What you are asked to do - Below is a listing. Return the lines from the one that contains "Emit a web page" to the one that contains "const yTicks = [0, 10, 20, 30, 40, 50, 60, 70];", both ends included, verbatim and with no pictures.

Given information -
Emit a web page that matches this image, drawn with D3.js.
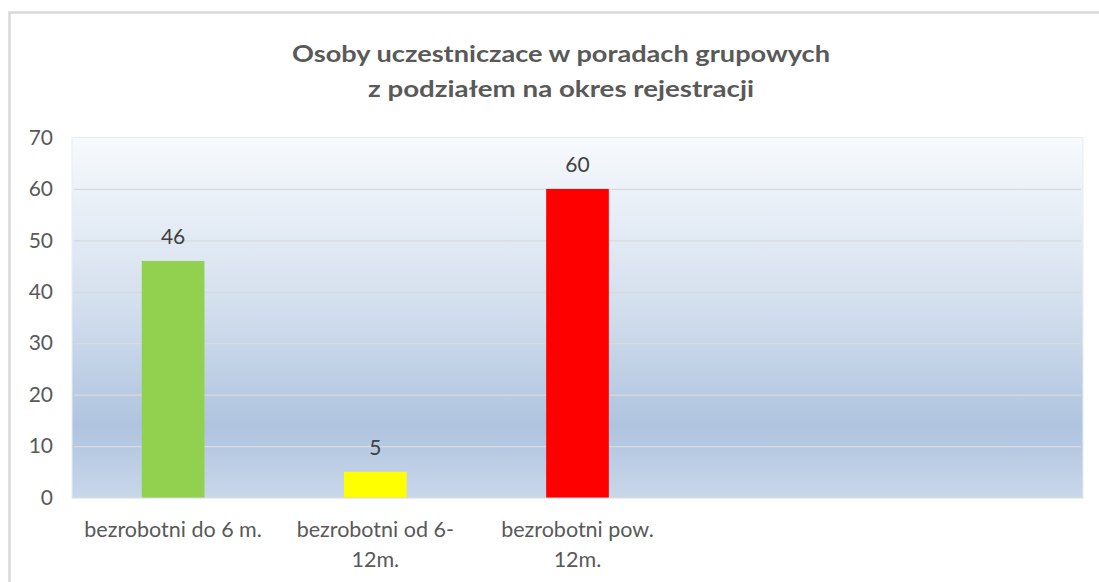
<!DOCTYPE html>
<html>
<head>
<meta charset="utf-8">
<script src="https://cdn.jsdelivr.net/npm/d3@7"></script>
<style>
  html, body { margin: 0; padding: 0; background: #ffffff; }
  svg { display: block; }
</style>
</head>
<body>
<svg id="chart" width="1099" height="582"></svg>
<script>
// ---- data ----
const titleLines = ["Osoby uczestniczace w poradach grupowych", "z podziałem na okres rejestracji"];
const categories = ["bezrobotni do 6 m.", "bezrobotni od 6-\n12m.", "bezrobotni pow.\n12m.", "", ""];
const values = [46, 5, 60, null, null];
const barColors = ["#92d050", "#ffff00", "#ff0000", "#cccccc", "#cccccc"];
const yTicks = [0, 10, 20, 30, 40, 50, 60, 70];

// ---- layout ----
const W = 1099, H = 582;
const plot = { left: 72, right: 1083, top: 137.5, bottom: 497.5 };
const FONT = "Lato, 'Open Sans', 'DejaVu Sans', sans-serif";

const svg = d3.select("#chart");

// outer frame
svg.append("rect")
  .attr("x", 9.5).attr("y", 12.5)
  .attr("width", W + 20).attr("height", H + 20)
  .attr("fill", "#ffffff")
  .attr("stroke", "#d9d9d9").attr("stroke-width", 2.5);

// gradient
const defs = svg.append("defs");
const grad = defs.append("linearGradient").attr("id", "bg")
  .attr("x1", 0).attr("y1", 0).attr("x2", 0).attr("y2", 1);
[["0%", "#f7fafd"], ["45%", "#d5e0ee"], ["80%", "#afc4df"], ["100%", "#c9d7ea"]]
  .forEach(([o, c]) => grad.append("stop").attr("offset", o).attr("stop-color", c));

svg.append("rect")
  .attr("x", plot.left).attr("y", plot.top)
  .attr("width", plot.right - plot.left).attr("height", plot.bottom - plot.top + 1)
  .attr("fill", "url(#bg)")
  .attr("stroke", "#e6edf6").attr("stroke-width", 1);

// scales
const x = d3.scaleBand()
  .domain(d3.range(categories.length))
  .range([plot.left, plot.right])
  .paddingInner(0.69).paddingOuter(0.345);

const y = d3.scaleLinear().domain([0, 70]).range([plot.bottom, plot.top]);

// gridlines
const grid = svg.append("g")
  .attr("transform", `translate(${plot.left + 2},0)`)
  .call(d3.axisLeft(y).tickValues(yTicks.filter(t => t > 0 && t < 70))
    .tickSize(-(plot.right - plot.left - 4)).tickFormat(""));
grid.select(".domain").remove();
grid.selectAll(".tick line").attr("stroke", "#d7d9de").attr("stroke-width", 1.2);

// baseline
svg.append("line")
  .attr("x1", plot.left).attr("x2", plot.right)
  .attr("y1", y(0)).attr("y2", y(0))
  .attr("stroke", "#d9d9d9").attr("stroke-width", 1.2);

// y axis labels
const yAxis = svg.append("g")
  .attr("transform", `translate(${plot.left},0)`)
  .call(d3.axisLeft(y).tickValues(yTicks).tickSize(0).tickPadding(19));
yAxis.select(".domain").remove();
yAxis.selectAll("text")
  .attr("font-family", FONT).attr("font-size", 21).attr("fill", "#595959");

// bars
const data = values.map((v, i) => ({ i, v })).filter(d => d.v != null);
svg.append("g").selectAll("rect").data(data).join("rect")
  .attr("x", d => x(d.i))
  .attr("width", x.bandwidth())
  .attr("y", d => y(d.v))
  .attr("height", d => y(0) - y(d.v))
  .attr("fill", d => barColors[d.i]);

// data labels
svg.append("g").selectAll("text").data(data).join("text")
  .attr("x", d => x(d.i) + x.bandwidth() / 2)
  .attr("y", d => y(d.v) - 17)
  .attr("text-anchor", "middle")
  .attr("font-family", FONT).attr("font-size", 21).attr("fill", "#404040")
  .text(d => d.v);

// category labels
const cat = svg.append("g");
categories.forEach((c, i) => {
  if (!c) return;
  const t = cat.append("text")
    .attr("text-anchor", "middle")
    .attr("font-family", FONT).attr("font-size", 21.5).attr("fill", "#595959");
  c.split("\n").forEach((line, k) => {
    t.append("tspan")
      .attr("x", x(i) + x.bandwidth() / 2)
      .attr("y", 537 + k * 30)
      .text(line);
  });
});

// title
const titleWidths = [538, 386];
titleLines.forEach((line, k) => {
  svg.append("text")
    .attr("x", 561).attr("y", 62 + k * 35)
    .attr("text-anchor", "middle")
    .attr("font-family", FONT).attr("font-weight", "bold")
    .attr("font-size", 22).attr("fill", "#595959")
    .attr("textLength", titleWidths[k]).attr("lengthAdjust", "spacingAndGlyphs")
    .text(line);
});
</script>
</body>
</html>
...
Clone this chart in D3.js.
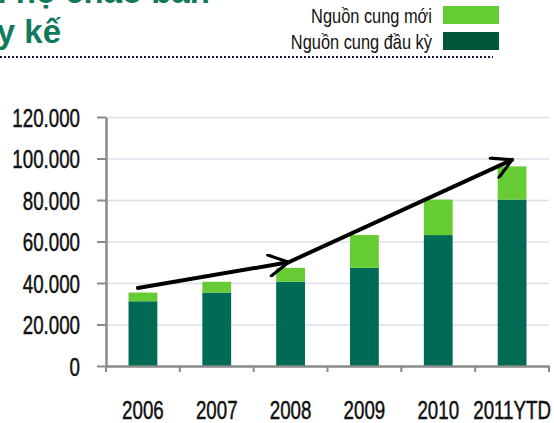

Full solution -
Emit a web page that matches this image, drawn with D3.js.
<!DOCTYPE html>
<html>
<head>
<meta charset="utf-8">
<script src="https://cdn.jsdelivr.net/npm/d3@7"></script>
<style>
  html, body { margin: 0; padding: 0; background: #ffffff; }
  svg { display: block; }
</style>
</head>
<body>
<svg id="chart" width="1099" height="582"></svg>
<script>
// ---- data ----
const titleLines = ["Osoby uczestniczace w poradach grupowych", "z podziałem na okres rejestracji"];
const categories = ["bezrobotni do 6 m.", "bezrobotni od 6-\n12m.", "bezrobotni pow.\n12m.", "", ""];
const values = [46, 5, 60, null, null];
const barColors = ["#92d050", "#ffff00", "#ff0000", "#cccccc", "#cccccc"];
const yTicks = [0, 10, 20, 30, 40, 50, 60, 70];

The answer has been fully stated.